Santos mexeu para tentar refrescar a equipa: entraram Gonçalo Ramos, João Mário e João Palhinha, saindo a aristocracia, Cristiano Ronaldo, Bernardo Silva e João Félix. A braçadeira de capitão saltou para o braço de William. Mas Portugal meteu-se mesmo em apertos, como gostamos todos de brincar, pensando em terços e máquinas calculadoras. Diogo Costa hesitou em duas ou três jogadas e levou uma senhora dura de Bruno Fernandes (uma vez, muito perto do fim, deixou-se surpreender por Iñaki, que ficou nas costas, imitando Ronaldo Fenómeno no Cruzeiro). Depois, Osman Bukari reduziu, celebrando à Cristiano e houve quem tenha alinhado na brincadeira na bancada. João Cancelo foi estranha e facilmente superado. Os centrais também não agarraram o avançado do Estrela Vermelha.

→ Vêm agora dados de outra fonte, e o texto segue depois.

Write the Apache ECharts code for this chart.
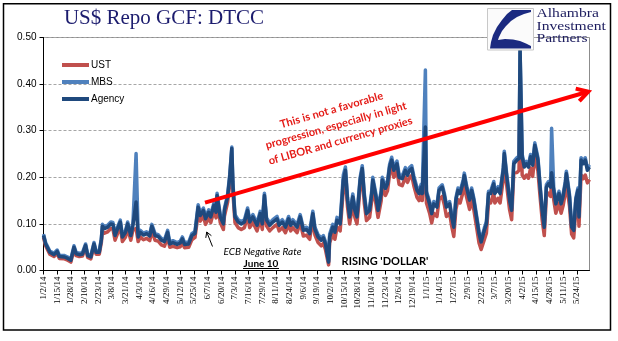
<!DOCTYPE html>
<html><head><meta charset="utf-8">
<script src="https://cdn.jsdelivr.net/npm/echarts@6/dist/echarts.min.js"></script>
<style>html,body{margin:0;padding:0;background:#fff}#c{width:618px;height:341px}</style>
</head><body><div id="c"></div>
<script>
// Calendar-day categories 1/2/14 .. 6/5/15 (x axis is a date axis, labelled every 13 days)
const startDate = Date.UTC(2014, 0, 2);
const numDays = 520;
const categories = [];
for (let i = 0; i < numDays; i++) {
  const dt = new Date(startDate + i * 86400000);
  categories.push((dt.getUTCMonth() + 1) + '/' + dt.getUTCDate() + '/' + String(dt.getUTCFullYear()).slice(2));
}
const seriesNames = ['UST', 'MBS', 'Agency'];
const yTicks = [0, 0.1, 0.2, 0.3, 0.4, 0.5];

// day offset (days since 1/2/14) of each sampled observation
const dayIdx = [0,2,6,10,13,15,20,23,26,29,31,34,37,40,42,45,48,50,53,55,
56,58,61,64,66,68,71,73,75,78,80,83,85,88,90,92,95,98,101,103,106,109,112,115,118,120,123,127,130,132,134,138,141,144,
147,149,152,154,157,159,162,164,165,168,171,172,175,177,179,180,182,185,188,191,194,196,199,203,206,208,210,212,215,218,222,224,227,230,233,235,237,241,244,247,250,253,256,258,261,264,266,268,271,
272,275,277,279,282,285,287,289,291,294,296,298,301,303,305,307,310,312,313,316,318,321,322,325,327,329,331,333,336,338,341,344,346,348,350,352,355,357,359,360,
363,364,367,369,371,374,376,379,381,383,386,388,390,392,394,396,399,400,402,405,407,409,412,414,416,419,421,423,425,428,429,432,434,437,438,440,443,445,447,450,452,453,455,457,459,461,463,465,467,470,472,474,476,478,480,482,483,485,487,490,492,494,496,497,500,502,504,506,508,509,511,513,515,517,519];

const agency = [.075,.057,.039,.034,.041,.030,.029,.026,.022,.050,.036,.034,.035,.054,.032,.029,.057,.039,.039,.066,
.095,.090,.093,.100,.099,.075,.093,.104,.072,.082,.100,.075,.097,.147,.072,.082,.076,.079,.074,.095,.075,.073,.065,.062,.082,.057,.060,.056,.059,.068,.056,.057,.075,.080,
.136,.118,.129,.111,.125,.115,.140,.125,.161,.115,.100,.129,.158,.200,.262,.186,.115,.104,.100,.104,.129,.104,.115,.097,.122,.100,.161,.108,.097,.104,.111,.097,.104,.093,.111,.097,.104,.093,.115,.086,.088,.079,.122,.088,.072,.065,.070,.057,.018,
.072,.093,.082,.108,.100,.194,.215,.151,.115,.158,.129,.115,.194,.219,.158,.122,.129,.165,.194,.158,.129,.165,.194,.176,.186,.222,.237,.215,.229,.200,.197,.215,.204,.215,.219,.197,.172,.165,.179,.165,
.308,.165,.143,.122,.143,.136,.172,.179,.161,.136,.143,.115,.093,.151,.172,.165,.190,.204,.179,.151,.172,.151,.108,.079,.061,.086,.100,.165,.165,.186,.165,.175,.165,.215,.251,.208,.151,.129,.229,.237,.240,.475,.244,.222,.229,.222,.244,.226,.269,.237,.179,.129,.093,.179,.186,.179,.210,.172,.143,.165,.143,.160,.186,.208,.158,.093,.086,.151,.172,.115,.237,.229,.237,.215,.222];

const ust = [.071,.053,.035,.030,.037,.026,.025,.022,.018,.046,.032,.030,.031,.050,.028,.025,.053,.035,.035,.060,
.085,.080,.083,.090,.089,.065,.083,.094,.062,.072,.090,.065,.087,.090,.062,.072,.066,.069,.064,.085,.065,.063,.055,.052,.072,.050,.052,.049,.051,.060,.049,.050,.066,.071,
.122,.106,.117,.099,.113,.103,.128,.113,.149,.103,.088,.117,.146,.185,.240,.170,.103,.092,.088,.092,.117,.092,.103,.085,.110,.088,.149,.096,.085,.092,.099,.085,.092,.081,.099,.085,.092,.081,.103,.074,.076,.067,.110,.076,.060,.053,.058,.045,.012,
.060,.078,.067,.093,.085,.175,.195,.136,.100,.143,.114,.100,.179,.204,.143,.107,.114,.150,.179,.143,.114,.150,.179,.161,.171,.207,.222,.200,.214,.185,.182,.200,.189,.200,.204,.182,.157,.150,.164,.150,
.260,.145,.123,.102,.123,.116,.152,.159,.141,.116,.123,.095,.073,.131,.152,.145,.170,.184,.159,.131,.152,.131,.088,.059,.045,.066,.080,.145,.145,.166,.145,.155,.145,.195,.231,.188,.131,.109,.209,.210,.215,.380,.205,.198,.205,.198,.220,.202,.245,.213,.159,.109,.075,.159,.166,.159,.190,.152,.123,.145,.123,.140,.166,.188,.138,.078,.070,.131,.152,.095,.205,.197,.205,.188,.195];

const mbs = [.078,.060,.042,.037,.044,.033,.032,.029,.025,.053,.039,.037,.038,.057,.035,.032,.060,.042,.042,.069,
.099,.094,.097,.104,.103,.079,.097,.108,.076,.086,.104,.079,.101,.251,.076,.086,.080,.083,.078,.099,.079,.077,.069,.066,.086,.061,.064,.060,.063,.072,.060,.061,.079,.084,
.141,.123,.134,.116,.130,.120,.145,.130,.166,.120,.105,.134,.163,.205,.265,.190,.120,.109,.105,.109,.134,.109,.120,.102,.127,.105,.166,.113,.102,.109,.116,.102,.109,.098,.116,.102,.109,.098,.120,.091,.093,.084,.127,.093,.077,.070,.075,.062,.020,
.078,.099,.088,.114,.106,.205,.222,.157,.121,.164,.135,.121,.200,.225,.164,.128,.135,.171,.200,.164,.135,.171,.200,.182,.192,.228,.243,.221,.235,.206,.203,.221,.210,.221,.225,.203,.178,.171,.185,.171,
.430,.170,.148,.127,.148,.141,.177,.184,.166,.141,.148,.120,.098,.156,.177,.170,.195,.209,.184,.156,.177,.156,.113,.084,.066,.091,.105,.170,.170,.191,.170,.180,.170,.220,.256,.213,.156,.134,.234,.242,.245,.470,.249,.227,.234,.227,.249,.231,.274,.242,.184,.134,.098,.184,.191,.184,.305,.177,.148,.170,.148,.165,.191,.213,.163,.098,.091,.156,.177,.120,.242,.234,.242,.220,.227];

const colors = { UST: '#c0504d', MBS: '#4f81bd', Agency: '#1f497d' };
const values = { UST: ust, MBS: mbs, Agency: agency };

const chart = echarts.init(document.getElementById('c'), null, { renderer: 'canvas' });

function lineSeries(name) {
  return {
    name: name, type: 'line', symbol: 'none', animation: false,
    data: dayIdx.map((d, i) => [d, values[name][i]]),
    lineStyle: { width: 3.5, color: colors[name], join: 'round' },
    itemStyle: { color: colors[name] }
  };
}

const serif = '"Liberation Serif", "Times New Roman", serif';
const sans = '"Liberation Sans", Arial, sans-serif';

const option = {
  animation: false,
  backgroundColor: '#fff',
  grid: { left: 43.5, right: 28.5, top: 37.5, bottom: 70.5, show: true, borderColor: '#8c8c8c', borderWidth: 1 },
  legend: {
    data: seriesNames, orient: 'vertical', left: 57, top: 55,
    icon: 'rect', itemWidth: 27, itemHeight: 4, itemGap: 7,
    textStyle: { fontFamily: sans, fontSize: 10, color: '#000', padding: [0, 0, 0, -3] }
  },
  xAxis: {
    type: 'category', data: categories, boundaryGap: false,
    axisLine: { lineStyle: { color: '#000', width: 1 } },
    axisTick: { interval: 12, length: 4, lineStyle: { color: '#000' } },
    axisLabel: { interval: 12, rotate: 90, fontFamily: serif, fontSize: 9, color: '#000', margin: 6 },
    splitLine: { show: false }
  },
  yAxis: {
    type: 'value', min: 0, max: 0.5, interval: 0.1,
    axisLine: { show: true, lineStyle: { color: '#000', width: 1 } },
    axisTick: { show: true, length: 4, lineStyle: { color: '#000' } },
    axisLabel: { formatter: v => v.toFixed(2), fontFamily: sans, fontSize: 10, color: '#000', margin: 7 },
    splitLine: { lineStyle: { type: [3, 2], color: '#a6a6a6', width: 1 } }
  },
  series: seriesNames.map(lineSeries),
  graphic: [
    { type: 'rect', shape: { x: 3.5, y: 3.75, width: 607, height: 326.25 }, style: { fill: 'none', stroke: '#000', lineWidth: 1.5 }, z: 100 },
    { type: 'text', x: 164, y: 18.5, style: { text: 'US$ Repo GCF: DTCC', font: '21px ' + serif, fill: '#1c1c6e', align: 'center', verticalAlign: 'middle' }, z: 100 },
    // logo
    { type: 'rect', shape: { x: 487.5, y: 8.5, width: 46, height: 41.5 }, style: { fill: '#fbfbfb', stroke: '#c8c8c8', lineWidth: 1 }, z: 100 },
    { type: 'polygon', shape: { points: [[512,10],[531,10],[531,12],[524,14],[517,17],[511,21],[506,26],[502,31],[499,37],[498,40],[505,39],[513,39.5],[520,41],[526,43.5],[531,46],[531,48.5],[490,48.5],[491,42],[493,35],[497,27],[502,20],[507,14]] }, style: { fill: '#1b2a80' }, z: 101 },
    { type: 'text', x: 536.5, y: 8, scaleX: 1.3, style: { text: 'Alhambra\nInvestment\nPartners', font: '12px ' + serif, lineHeight: 12.3, fill: '#1c1c5e', align: 'left', verticalAlign: 'top' }, z: 100 },
    // red arrow
    { type: 'line', shape: { x1: 205, y1: 202.7, x2: 587, y2: 92 }, style: { stroke: '#ff0000', lineWidth: 4 }, z: 90 },
    { type: 'polyline', shape: { points: [[575.7, 88.6], [588.3, 91.7], [579.3, 101.1]] }, style: { stroke: '#ff0000', lineWidth: 4, fill: 'none', lineJoin: 'miter' }, z: 90 },
    { type: 'text', x: 336, y: 125.5, rotation: 16 * Math.PI / 180, style: { text: 'This is not a favorable\nprogression, especially in light\nof LIBOR and currency proxies', font: 'bold 11px Lato, sans-serif', lineHeight: 16, fill: '#e41b17', align: 'center', verticalAlign: 'middle' }, z: 90 },
    // ECB annotation
    { type: 'line', shape: { x1: 212.5, y1: 246.5, x2: 206.7, y2: 232 }, style: { stroke: '#000', lineWidth: 1 }, z: 90 },
    { type: 'polyline', shape: { points: [[205.8, 237.9], [206.7, 232], [211.4, 235.7]] }, style: { stroke: '#000', lineWidth: 1, fill: 'none' }, z: 90 },
    { type: 'text', x: 262.5, y: 251.7, style: { text: 'ECB Negative Rate', font: 'italic 10px Lato, sans-serif', fill: '#000', align: 'center', verticalAlign: 'middle' }, z: 90 },
    { type: 'text', x: 261, y: 263.5, style: { text: 'June 10', font: 'bold 10px Lato, sans-serif', fill: '#000', align: 'center', verticalAlign: 'middle' }, z: 90 },
    { type: 'line', shape: { x1: 243, y1: 268.5, x2: 279, y2: 268.5 }, style: { stroke: '#000', lineWidth: 1 }, z: 90 },
    { type: 'text', x: 385, y: 261, style: { text: "RISING 'DOLLAR'", font: 'bold 11px Lato, sans-serif', fill: '#000', align: 'center', verticalAlign: 'middle' }, z: 90 }
  ]
};
chart.setOption(option);
</script>
</body></html>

A estreia no Campeonato do Mundo, que já viu Argentina e Alemanha caírem, está resolvida, mas houve demasiadas fragilidades com bola. Faltou criatividade e formas de criar superioridade em zonas importantes e avançadas. Faltou rasgo, drible, tabelas ou qualquer coisa que furasse a barreira resistente do Gana. Houve sofrimento e final feliz. Enfim, João Félix resumiu na flash interview: “É à português, mais uma a sofrer. Mas, se forem todas assim, a ganhar, ‘tá tranquilo”.